Work to do – Beneath this line are entries. Copy the range from the line with "Convert this diagram to TikZ code." to the line with "rotate=47.4] (watermark) at", ends included, exactly; leave pictures out.

Source material –
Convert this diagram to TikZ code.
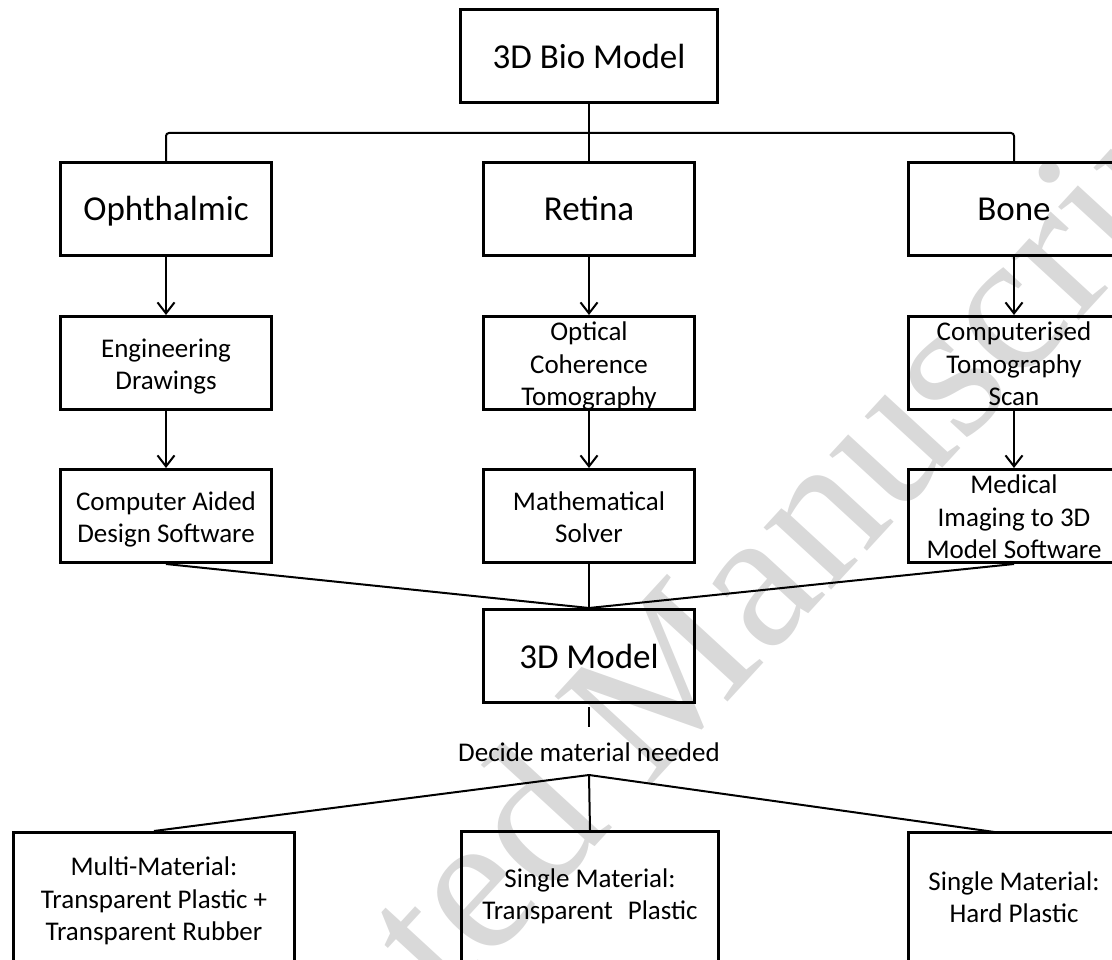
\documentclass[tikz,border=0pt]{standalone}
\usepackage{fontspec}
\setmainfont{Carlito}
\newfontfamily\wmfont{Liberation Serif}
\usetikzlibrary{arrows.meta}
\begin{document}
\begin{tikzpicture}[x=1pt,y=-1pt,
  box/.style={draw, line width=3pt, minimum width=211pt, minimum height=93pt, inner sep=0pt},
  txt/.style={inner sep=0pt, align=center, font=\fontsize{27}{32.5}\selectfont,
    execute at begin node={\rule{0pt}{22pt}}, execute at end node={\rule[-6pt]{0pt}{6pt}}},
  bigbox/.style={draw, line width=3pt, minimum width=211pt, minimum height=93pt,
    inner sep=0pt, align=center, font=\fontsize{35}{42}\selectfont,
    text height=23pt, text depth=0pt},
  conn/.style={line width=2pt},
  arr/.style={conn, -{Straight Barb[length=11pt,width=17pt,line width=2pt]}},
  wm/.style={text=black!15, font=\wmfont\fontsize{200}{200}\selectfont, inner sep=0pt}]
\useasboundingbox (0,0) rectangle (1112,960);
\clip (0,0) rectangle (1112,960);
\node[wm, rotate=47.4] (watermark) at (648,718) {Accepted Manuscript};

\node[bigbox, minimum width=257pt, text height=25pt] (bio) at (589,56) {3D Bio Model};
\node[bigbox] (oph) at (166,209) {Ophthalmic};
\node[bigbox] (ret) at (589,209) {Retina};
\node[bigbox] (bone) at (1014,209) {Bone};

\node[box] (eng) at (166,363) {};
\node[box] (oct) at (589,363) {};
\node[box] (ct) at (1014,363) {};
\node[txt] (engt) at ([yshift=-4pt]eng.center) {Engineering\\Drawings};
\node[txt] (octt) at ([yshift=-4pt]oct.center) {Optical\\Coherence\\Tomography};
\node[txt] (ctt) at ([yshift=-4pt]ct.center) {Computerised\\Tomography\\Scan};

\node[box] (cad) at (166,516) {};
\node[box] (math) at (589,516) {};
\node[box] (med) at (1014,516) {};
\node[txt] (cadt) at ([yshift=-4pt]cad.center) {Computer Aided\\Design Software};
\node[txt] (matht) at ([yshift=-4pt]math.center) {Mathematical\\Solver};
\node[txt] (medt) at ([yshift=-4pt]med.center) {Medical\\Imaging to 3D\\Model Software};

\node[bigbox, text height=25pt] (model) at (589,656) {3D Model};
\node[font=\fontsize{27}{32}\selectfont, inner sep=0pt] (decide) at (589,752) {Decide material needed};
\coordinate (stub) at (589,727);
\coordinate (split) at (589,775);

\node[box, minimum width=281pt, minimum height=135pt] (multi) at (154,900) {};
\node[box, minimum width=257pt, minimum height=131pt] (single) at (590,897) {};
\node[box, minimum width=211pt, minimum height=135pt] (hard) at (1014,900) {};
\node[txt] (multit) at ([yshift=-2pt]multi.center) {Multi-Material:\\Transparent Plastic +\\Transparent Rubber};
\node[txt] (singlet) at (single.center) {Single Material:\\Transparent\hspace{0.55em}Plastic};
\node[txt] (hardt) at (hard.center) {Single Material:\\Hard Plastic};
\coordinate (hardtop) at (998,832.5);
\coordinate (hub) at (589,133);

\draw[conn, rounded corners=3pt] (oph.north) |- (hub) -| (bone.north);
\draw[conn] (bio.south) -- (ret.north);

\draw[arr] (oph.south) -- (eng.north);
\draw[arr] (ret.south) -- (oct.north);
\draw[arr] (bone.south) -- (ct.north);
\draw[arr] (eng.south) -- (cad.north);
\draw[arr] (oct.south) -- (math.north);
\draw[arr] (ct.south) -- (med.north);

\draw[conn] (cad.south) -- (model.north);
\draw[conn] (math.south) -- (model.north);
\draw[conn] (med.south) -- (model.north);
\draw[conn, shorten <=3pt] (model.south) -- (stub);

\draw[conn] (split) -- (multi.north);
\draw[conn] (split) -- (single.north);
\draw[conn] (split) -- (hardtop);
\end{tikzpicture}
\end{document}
==
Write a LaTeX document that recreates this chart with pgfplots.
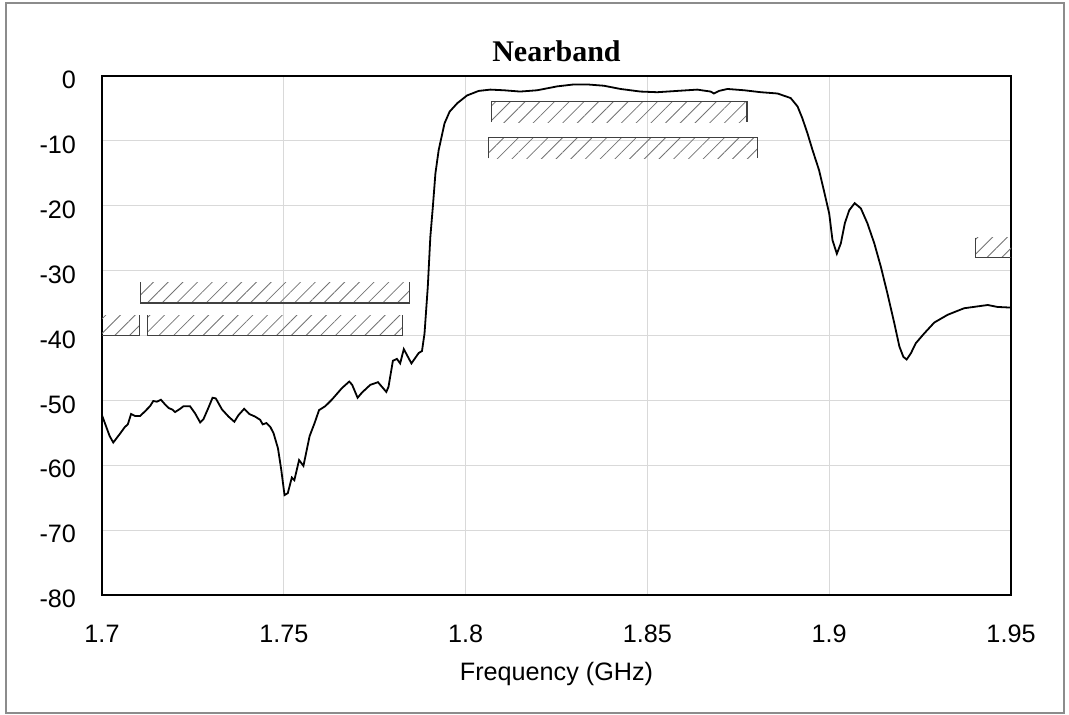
---
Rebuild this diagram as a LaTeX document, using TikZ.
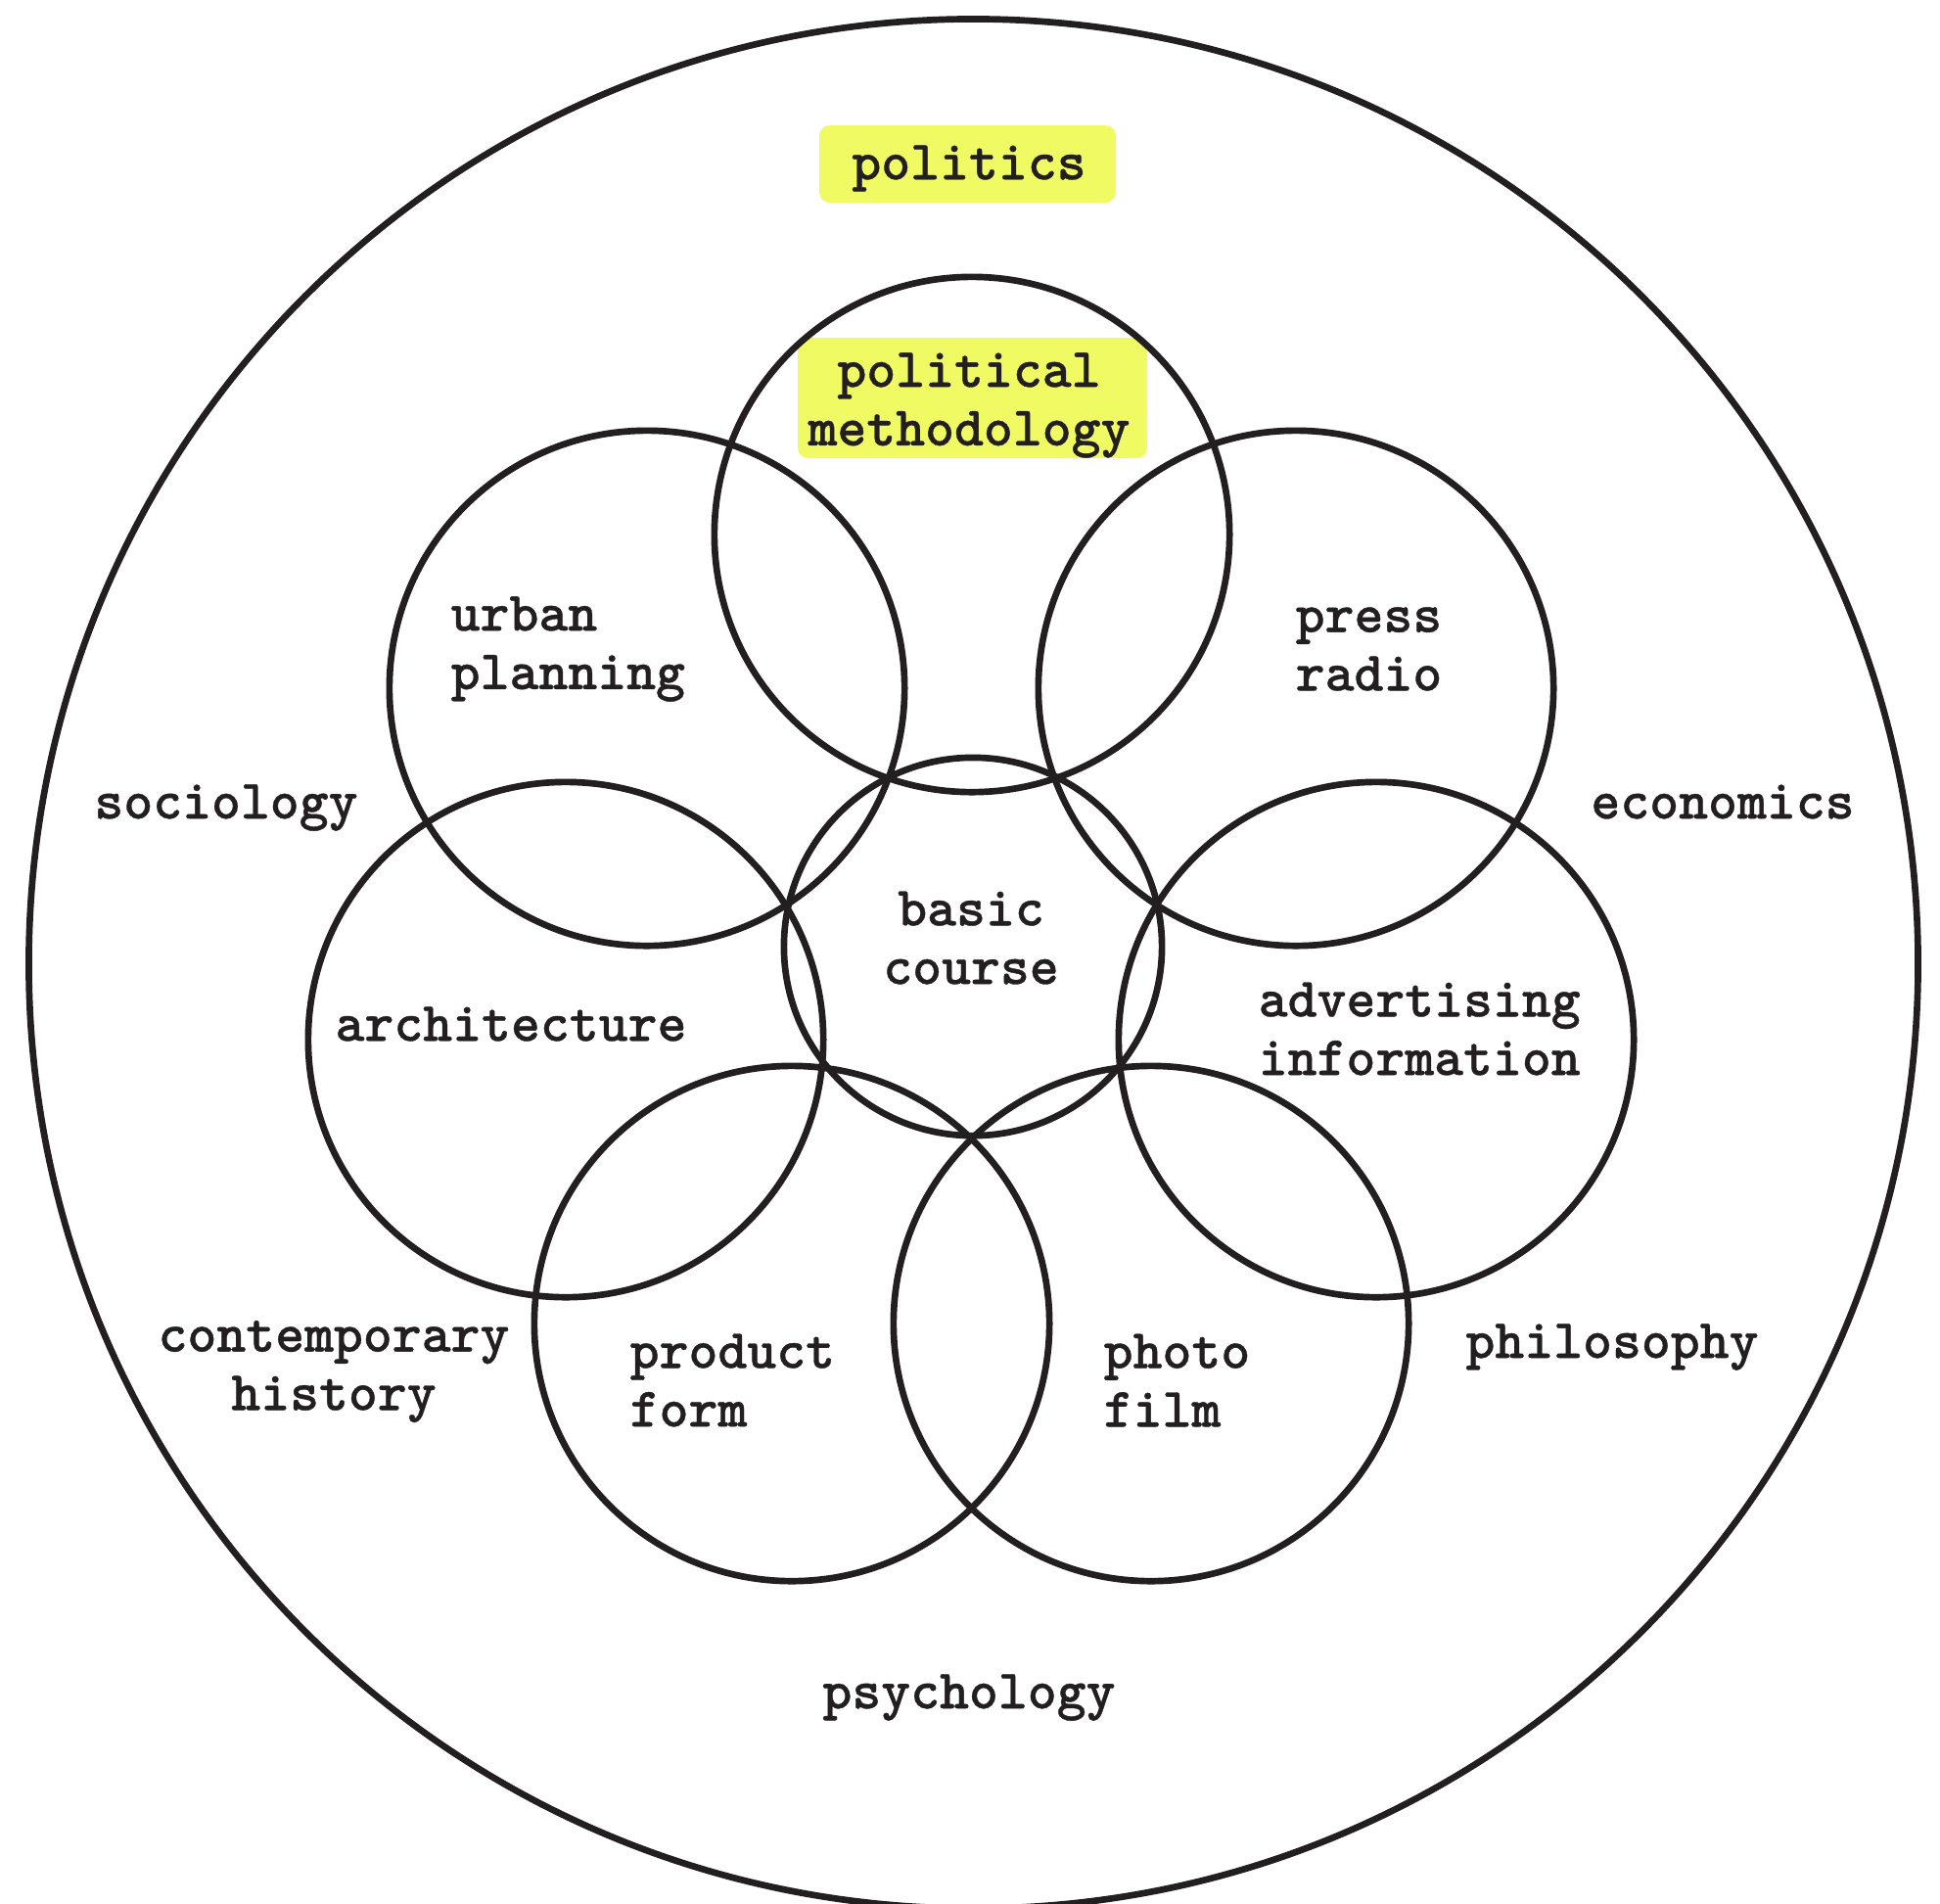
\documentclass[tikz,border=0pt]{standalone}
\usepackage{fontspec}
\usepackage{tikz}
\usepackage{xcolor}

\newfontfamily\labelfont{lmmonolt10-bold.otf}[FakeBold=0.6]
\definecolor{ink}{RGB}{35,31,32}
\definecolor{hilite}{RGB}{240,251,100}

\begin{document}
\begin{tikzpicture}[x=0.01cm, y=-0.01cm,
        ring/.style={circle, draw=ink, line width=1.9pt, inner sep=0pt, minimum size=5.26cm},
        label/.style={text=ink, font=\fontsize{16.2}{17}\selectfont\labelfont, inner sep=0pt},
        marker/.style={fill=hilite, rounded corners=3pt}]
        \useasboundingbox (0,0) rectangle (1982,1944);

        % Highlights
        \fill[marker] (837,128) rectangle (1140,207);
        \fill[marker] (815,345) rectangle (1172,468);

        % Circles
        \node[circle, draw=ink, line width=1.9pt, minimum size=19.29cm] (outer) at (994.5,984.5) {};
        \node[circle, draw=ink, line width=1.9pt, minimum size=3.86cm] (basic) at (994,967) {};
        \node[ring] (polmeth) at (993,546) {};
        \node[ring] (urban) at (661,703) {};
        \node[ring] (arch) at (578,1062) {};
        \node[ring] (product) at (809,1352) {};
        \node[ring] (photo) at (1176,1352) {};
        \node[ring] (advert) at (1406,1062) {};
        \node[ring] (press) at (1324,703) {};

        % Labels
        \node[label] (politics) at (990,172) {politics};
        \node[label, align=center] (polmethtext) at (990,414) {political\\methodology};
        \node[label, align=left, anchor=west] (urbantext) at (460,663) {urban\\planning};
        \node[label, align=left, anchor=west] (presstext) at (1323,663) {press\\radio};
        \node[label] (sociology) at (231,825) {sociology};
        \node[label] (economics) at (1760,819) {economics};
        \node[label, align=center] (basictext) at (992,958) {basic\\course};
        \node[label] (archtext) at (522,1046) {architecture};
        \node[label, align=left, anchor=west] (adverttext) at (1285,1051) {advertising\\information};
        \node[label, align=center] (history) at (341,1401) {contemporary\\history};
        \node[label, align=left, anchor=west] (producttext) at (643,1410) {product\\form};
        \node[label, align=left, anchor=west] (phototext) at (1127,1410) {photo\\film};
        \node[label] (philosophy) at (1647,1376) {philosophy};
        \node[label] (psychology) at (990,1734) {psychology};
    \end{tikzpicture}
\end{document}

Task answer –
Convert this diagram to TikZ code.
\documentclass[tikz,border=0pt]{standalone}
\usepackage{fontspec}
\setmainfont{Carlito}
\newfontfamily\wmfont{Liberation Serif}
\usetikzlibrary{arrows.meta}
\begin{document}
\begin{tikzpicture}[x=1pt,y=-1pt,
  box/.style={draw, line width=3pt, minimum width=211pt, minimum height=93pt, inner sep=0pt},
  txt/.style={inner sep=0pt, align=center, font=\fontsize{27}{32.5}\selectfont,
    execute at begin node={\rule{0pt}{22pt}}, execute at end node={\rule[-6pt]{0pt}{6pt}}},
  bigbox/.style={draw, line width=3pt, minimum width=211pt, minimum height=93pt,
    inner sep=0pt, align=center, font=\fontsize{35}{42}\selectfont,
    text height=23pt, text depth=0pt},
  conn/.style={line width=2pt},
  arr/.style={conn, -{Straight Barb[length=11pt,width=17pt,line width=2pt]}},
  wm/.style={text=black!15, font=\wmfont\fontsize{200}{200}\selectfont, inner sep=0pt}]
\useasboundingbox (0,0) rectangle (1112,960);
\clip (0,0) rectangle (1112,960);
\node[wm, rotate=47.4] (watermark) at (648,718) {Accepted Manuscript};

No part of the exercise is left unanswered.